Comparing D vs C++ (wierd behaviour of C++)
Daniel Kozak
kozzi11 at gmail.com
Tue Jul 24 14:08:26 UTC 2018
I am not C++ expert so this seems wierd to me:
#include <iostream>
#include <string>
using namespace std;
int main(int argc, char **argv)
{
char c = 0xFF;
std::string sData = {c,c,c,c};
unsigned int i = (((((sData[0]&0xFF)*256
+ (sData[1]&0xFF))*256)
+ (sData[2]&0xFF))*256
+ (sData[3]&0xFF));
if (i != 0xFFFFFFFF) { // it is true why?
// this print 18446744073709551615 wow
std::cout << "WTF: " << i << std::endl;
}
return 0;
}
compiled with:
g++ -O2 -Wall -o "test" "test.cxx"
when compiled with -O0 it works as expected
Vs.

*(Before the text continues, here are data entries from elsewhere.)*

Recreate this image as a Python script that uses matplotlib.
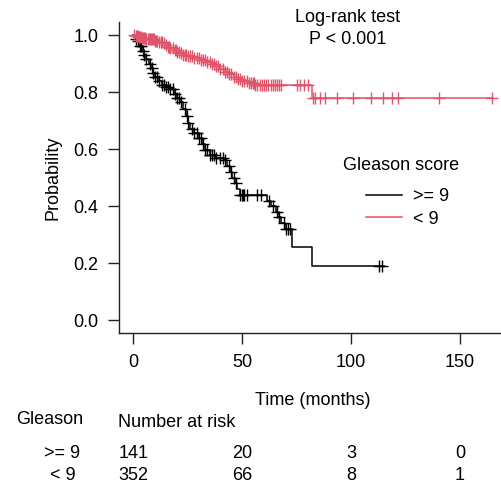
import numpy as np
import matplotlib
matplotlib.use("Agg")
import matplotlib.pyplot as plt
import matplotlib.transforms as mtransforms
from matplotlib.lines import Line2D

plt.rcParams["font.family"] = ["Liberation Sans", "DejaVu Sans"]

# Dados

# Gleason >= 9: tempos dos eventos e sobrevida apos cada evento
alto_t = [0, 0.5, 1.0, 2.0, 2.5, 3.0, 4.0, 5.0, 6.0, 7.0, 8.0, 9.0, 10.0, 11.5, 13.0,
          15.0, 17.0, 18.5, 20.0, 21.5, 23.0, 24.0, 25.0, 26.0, 28.0, 30.0, 31.5, 33.0,
          35.0, 38.0, 41.5, 43.0, 44.5, 45.5, 46.5, 47.5, 49.0, 61.5, 63.0, 65.5, 66.5,
          68.0, 69.5, 73.0, 82.0, 115.0]
alto_s = [1.0, 0.993, 0.986, 0.979, 0.972, 0.962, 0.945, 0.930, 0.915, 0.898, 0.883,
          0.868, 0.854, 0.840, 0.826, 0.818, 0.810, 0.795, 0.780, 0.765, 0.742, 0.715,
          0.690, 0.672, 0.658, 0.640, 0.618, 0.596, 0.580, 0.570, 0.560, 0.540, 0.520,
          0.500, 0.480, 0.460, 0.439, 0.418, 0.400, 0.380, 0.360, 0.340, 0.320, 0.256,
          0.190, 0.190]
alto_cens = [1, 2, 3, 3.5, 4.5, 5, 6, 7.5, 8.5, 9, 10, 11, 12, 13, 14, 15, 16, 17, 18,
             19, 20, 21, 22, 23.5, 24.5, 25, 27, 28, 29, 30, 31, 32, 33, 34, 35, 36, 37,
             38, 40, 41, 42, 44, 45, 46, 47, 49, 50, 50.5, 51, 52, 57, 58.5, 62.5, 64,
             66, 67, 69, 70, 71, 72, 113, 114]

# Gleason < 9
baixo_t = [0, 1.0, 2.5, 4.0, 6.0, 8.0, 10.0, 12.0, 13.5, 15.0, 16.0, 17.0, 18.5, 20.0,
           21.5, 23.0, 25.0, 28.0, 31.0, 34.0, 36.0, 38.0, 40.0, 42.0, 44.0, 46.0, 48.0,
           50.0, 53.0, 56.0, 82.0, 165.0]
baixo_s = [1.0, 0.997, 0.994, 0.991, 0.988, 0.985, 0.981, 0.977, 0.972, 0.966, 0.960,
           0.954, 0.948, 0.942, 0.936, 0.930, 0.925, 0.920, 0.914, 0.907, 0.899, 0.890,
           0.881, 0.872, 0.862, 0.853, 0.845, 0.838, 0.831, 0.825, 0.780, 0.780]
baixo_cens = [0.5, 1, 1.5, 2, 2.5, 3, 3.5, 4, 4.5, 5, 5.5, 6, 6.5, 7, 7.5, 8, 8.5, 9, 9.5,
              10, 10.5, 11, 12, 12.5, 13, 14, 15, 16, 16.5, 17, 18, 19, 19.5, 20, 21, 22,
              23, 23.5, 24, 25, 26, 27, 28, 29, 30, 31, 32, 33, 34, 35, 36, 37, 38, 39,
              40, 41, 42, 43, 44, 45, 46, 47, 48, 49, 50, 51, 52, 53, 54, 55, 55.5, 56,
              57, 58, 59, 60, 61, 62, 63, 64, 65, 66, 67, 68, 75, 76.5, 78.5, 80, 82.5,
              83.5, 85.5, 88, 93.5, 101, 109, 114.5, 119, 121.5, 140.5, 164.5]

tempos_risco = [0, 50, 100, 150]
risco_alto = [141, 20, 3, 0]
risco_baixo = [352, 66, 8, 1]

PRETO = "black"
VERMELHO = "#DF536B"

W, H = 502, 486


def fx(px):
    return px / W


def fy(py):
    return 1 - py / H


def surv_em(t_ev, s_ev, tempos):
    idx = np.searchsorted(t_ev, tempos, side="right") - 1
    return np.asarray(s_ev)[idx]


fig = plt.figure(figsize=(W / 100, H / 100), dpi=100)
ax = fig.add_axes([fx(119), fy(333), fx(507) - fx(119), fy(22) - fy(333)])

for t_ev, s_ev, cens, cor in [(alto_t, alto_s, alto_cens, PRETO),
                              (baixo_t, baixo_s, baixo_cens, VERMELHO)]:
    ax.step(t_ev, s_ev, where="post", color=cor, lw=1.1)
    ax.plot(cens, surv_em(t_ev, s_ev, cens), ls="none", marker="+",
            ms=8.5, mew=1.0, color=cor)

ax.set_xlim(-6.6, 171.6)
ax.set_ylim(-0.0456, 1.046)
ax.set_xticks([0, 50, 100, 150])
ax.set_yticks([0.0, 0.2, 0.4, 0.6, 0.8, 1.0])
ax.set_yticklabels(["0.0", "0.2", "0.4", "0.6", "0.8", "1.0"])
ax.spines[["top", "right"]].set_visible(False)
for s in ("left", "bottom"):
    ax.spines[s].set_linewidth(1.0)
    ax.spines[s].set_color("#222")
ax.tick_params(axis="both", labelsize=13, length=8, width=1.0, color="#222", pad=7)
ax.set_ylabel("Probability", fontsize=13, labelpad=8)

fig.text(fx(313), fy(400), "Time (months)", fontsize=13, ha="center", va="center")
fig.text(fx(348), fy(17), "Log-rank test", fontsize=13, ha="center", va="center")
fig.text(fx(348), fy(40), "P < 0.001", fontsize=13, ha="center", va="center")

# Legenda
fig.text(fx(343), fy(165), "Gleason score", fontsize=13, ha="left", va="center")
handles = [Line2D([], [], color=PRETO, lw=1.1), Line2D([], [], color=VERMELHO, lw=1.1)]
ax.legend(handles, [">= 9", "< 9"], frameon=False, fontsize=13,
          loc="upper left", bbox_to_anchor=(fx(359), fy(181)),
          bbox_transform=fig.transFigure, handlelength=2.0, handletextpad=0.6,
          labelspacing=0.3, borderaxespad=0)

# Tabela de numero em risco
trans = mtransforms.blended_transform_factory(ax.transData, fig.transFigure)
fig.text(fx(16), fy(420), "Gleason", fontsize=13, ha="left", va="center")
fig.text(fx(118), fy(422), "Number at risk", fontsize=13, ha="left", va="center")
fig.text(fx(80), fy(453), ">= 9", fontsize=13, ha="right", va="center")
fig.text(fx(76), fy(475), "< 9", fontsize=13, ha="right", va="center")
for t, a, b in zip(tempos_risco, risco_alto, risco_baixo):
    ax.text(t, fy(453), str(a), transform=trans, fontsize=13, ha="center", va="center",
            clip_on=False)
    ax.text(t, fy(475), str(b), transform=trans, fontsize=13, ha="center", va="center",
            clip_on=False)

fig.savefig("out.png", dpi=100)
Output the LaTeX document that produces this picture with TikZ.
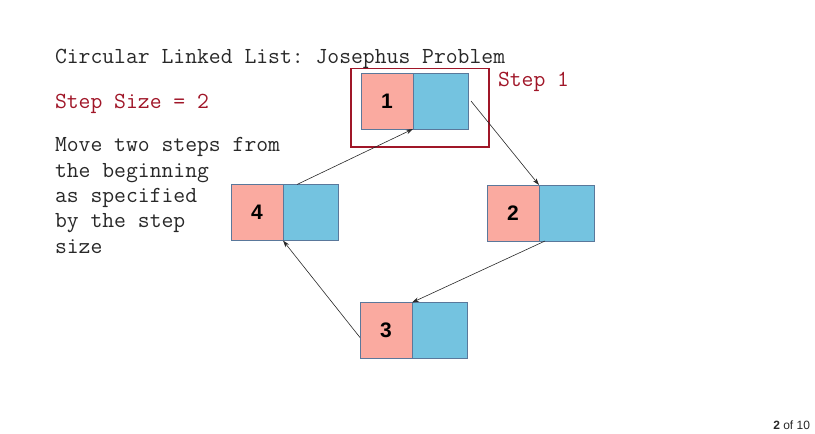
\documentclass[tikz,border=0pt]{standalone}
\usepackage{fontspec}
\newfontfamily\numfont{Liberation Sans}
\usepackage{tikz}
\usetikzlibrary{
	calc,
	arrows.meta}

\definecolor{datapink}{RGB}{250,170,160}
\definecolor{ptrblue}{RGB}{116,195,224}
\definecolor{cellline}{RGB}{90,120,155}
\definecolor{stepred}{RGB}{160,22,40}
\definecolor{textgray}{RGB}{40,40,40}

\begin{document}
\frenchspacing
\begin{tikzpicture}[x=1pt,y=-1pt,
    every node/.style={inner sep=0pt,outer sep=0pt},
    datacell/.style={draw=cellline,line width=0.8pt,fill=datapink,minimum width=52pt,minimum height=56pt,font=\numfont\bfseries\fontsize{21}{21}\selectfont},
    ptrcell/.style={draw=cellline,line width=0.8pt,fill=ptrblue,minimum width=55pt,minimum height=56pt},
    txt/.style={anchor=base west,text=textgray,font=\ttfamily\fontsize{23}{25.3}\selectfont,align=left},
    link/.style={->,draw=textgray,line width=0.6pt,>={Stealth[length=7pt,width=4.5pt]}}]
  \useasboundingbox (0,0) rectangle (815,434);

  % Texts
  \node[txt] (title) at (55,63) {Circular Linked List: Josephus Problem};
  \node[txt,text=stepred] (size) at (55,108) {Step Size = 2};
  \node[txt] (note) at (55,253) {Move two steps from\\the beginning\\as specified\\by the step\\size};
  \node[txt,text=stepred] (step) at (498,86) {Step 1};

  % List nodes
  \node[datacell] (D1) at (387,101) {1};
  \node[ptrcell,anchor=west] (P1) at (D1.east) {};
  \node[datacell] (D2) at (513,213) {2};
  \node[ptrcell,anchor=west] (P2) at (D2.east) {};
  \node[datacell] (D3) at (386,330.5) {3};
  \node[ptrcell,anchor=west] (P3) at (D3.east) {};
  \node[datacell] (D4) at (257,212.5) {4};
  \node[ptrcell,anchor=west] (P4) at (D4.east) {};

  % Current step frame
  \draw[stepred,line width=1.8pt] (351,68.5) rectangle (489,147);

  \draw[link] ([xshift=3pt]P1.east)       to (D2.north east);
  \draw[link] ([xshift=6pt]P2.south west) to (D3.north east);
  \draw[link] ([yshift=-7pt]D3.west)      to (D4.south east);
  \draw[link] ([xshift=14pt]P4.north west) to (D1.south east);

  % Page number
  \node[anchor=base east,font=\numfont\fontsize{12}{14}\selectfont,text=textgray] (page) at (810,429) {\textbf{2} of 10};
\end{tikzpicture}
\end{document}
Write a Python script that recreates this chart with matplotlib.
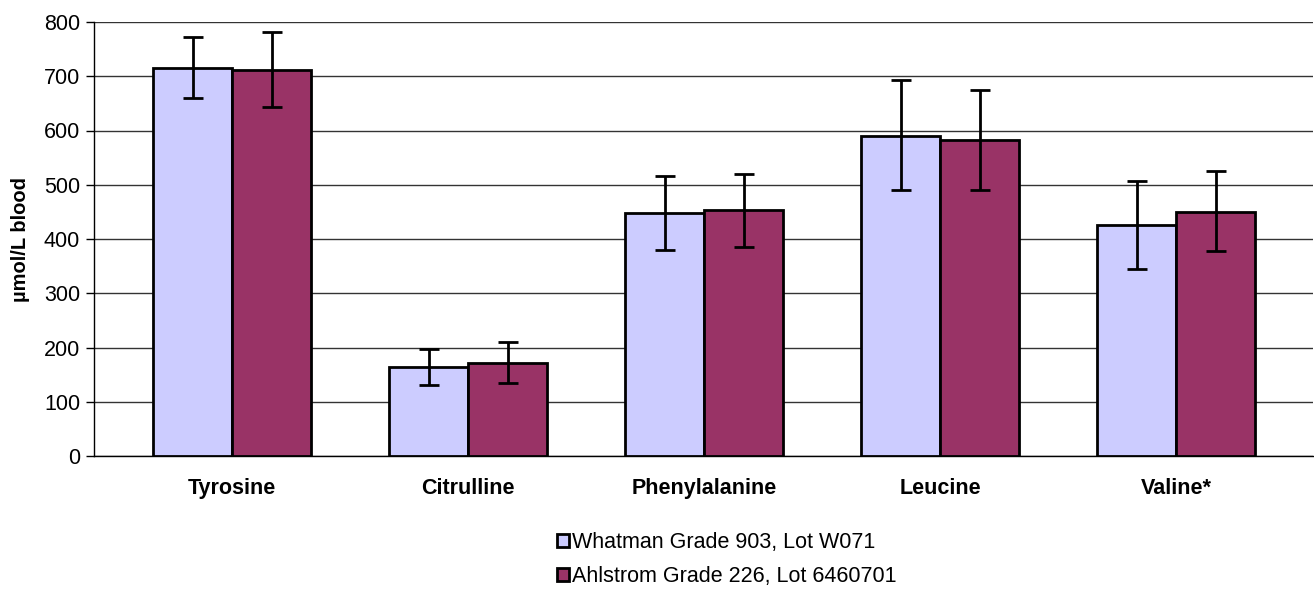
import matplotlib.pyplot as plt
import numpy as np

plt.rcParams['font.family'] = ['Liberation Sans', 'DejaVu Sans']

categories = ['Tyrosine', 'Citrulline', 'Phenylalanine', 'Leucine', 'Valine*']
whatman = [715, 164, 448, 590, 426]
whatman_hi = [772, 197, 516, 693, 506]
whatman_lo = [659, 131, 379, 490, 345]
ahlstrom = [712, 172, 453, 582, 450]
ahlstrom_hi = [781, 211, 520, 675, 525]
ahlstrom_lo = [643, 134, 386, 490, 378]
labels = ['Whatman Grade 903, Lot W071', 'Ahlstrom Grade 226, Lot 6460701']


def err(vals, lo, hi):
	v = np.array(vals)
	return [v - np.array(lo), np.array(hi) - v]


fig = plt.figure(figsize=(13.14, 5.9), dpi=100)
ax = fig.add_axes([94 / 1314, 134 / 590, 1219 / 1314, 434 / 590])

x = np.arange(len(categories))
w = 0.335
ekw = dict(elinewidth=2, capthick=2, capsize=7.5, ecolor='black')
ax.bar(x - w / 2, whatman, w, color='#CCCCFF', edgecolor='black', linewidth=2,
	yerr=err(whatman, whatman_lo, whatman_hi), error_kw=ekw, label=labels[0], zorder=3)
ax.bar(x + w / 2, ahlstrom, w, color='#993366', edgecolor='black', linewidth=2,
	yerr=err(ahlstrom, ahlstrom_lo, ahlstrom_hi), error_kw=ekw, label=labels[1], zorder=3)

ax.set_xlim(-0.585, 4.58)
ax.set_ylim(0, 800)
ax.set_yticks(range(0, 801, 100))
ax.tick_params(axis='y', labelsize=15.5, length=6, width=1, direction='out', pad=4)
ax.set_xticks(x)
ax.set_xticklabels(categories, fontsize=15.5, fontweight='bold')
ax.tick_params(axis='x', length=0, pad=16)
ax.yaxis.grid(True, color='#333333', linewidth=1, zorder=0)
ax.set_axisbelow(True)
for s in ['top', 'right']:
	ax.spines[s].set_visible(False)
ax.spines['left'].set_linewidth(1)
ax.spines['bottom'].set_linewidth(1)
ax.set_ylabel('µmol/L blood', fontsize=14.5, fontweight='bold', labelpad=10)

fig.legend(loc='upper left', bbox_to_anchor=(538 / 1314, 1 - 513 / 590), frameon=False,
	fontsize=15.5, handlelength=0.56, handleheight=0.56, handletextpad=0.12, labelspacing=0.6)

fig.savefig('out.png', dpi=100)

D:
import std.stdio;
void main(string[] args)
{
char c = 0xFF;
string sData = [c,c,c,c];
uint i = (((((sData[0]&0xFF)*256
+ (sData[1]&0xFF))*256)
+ (sData[2]&0xFF))*256
+ (sData[3]&0xFF));
if (i != 0xFFFFFFFF) { // is false - make sense
writefln("WTF: %d", i);
}
}
compiled with:
dmd -release -inline -boundscheck=off -w -of"test" "test.d"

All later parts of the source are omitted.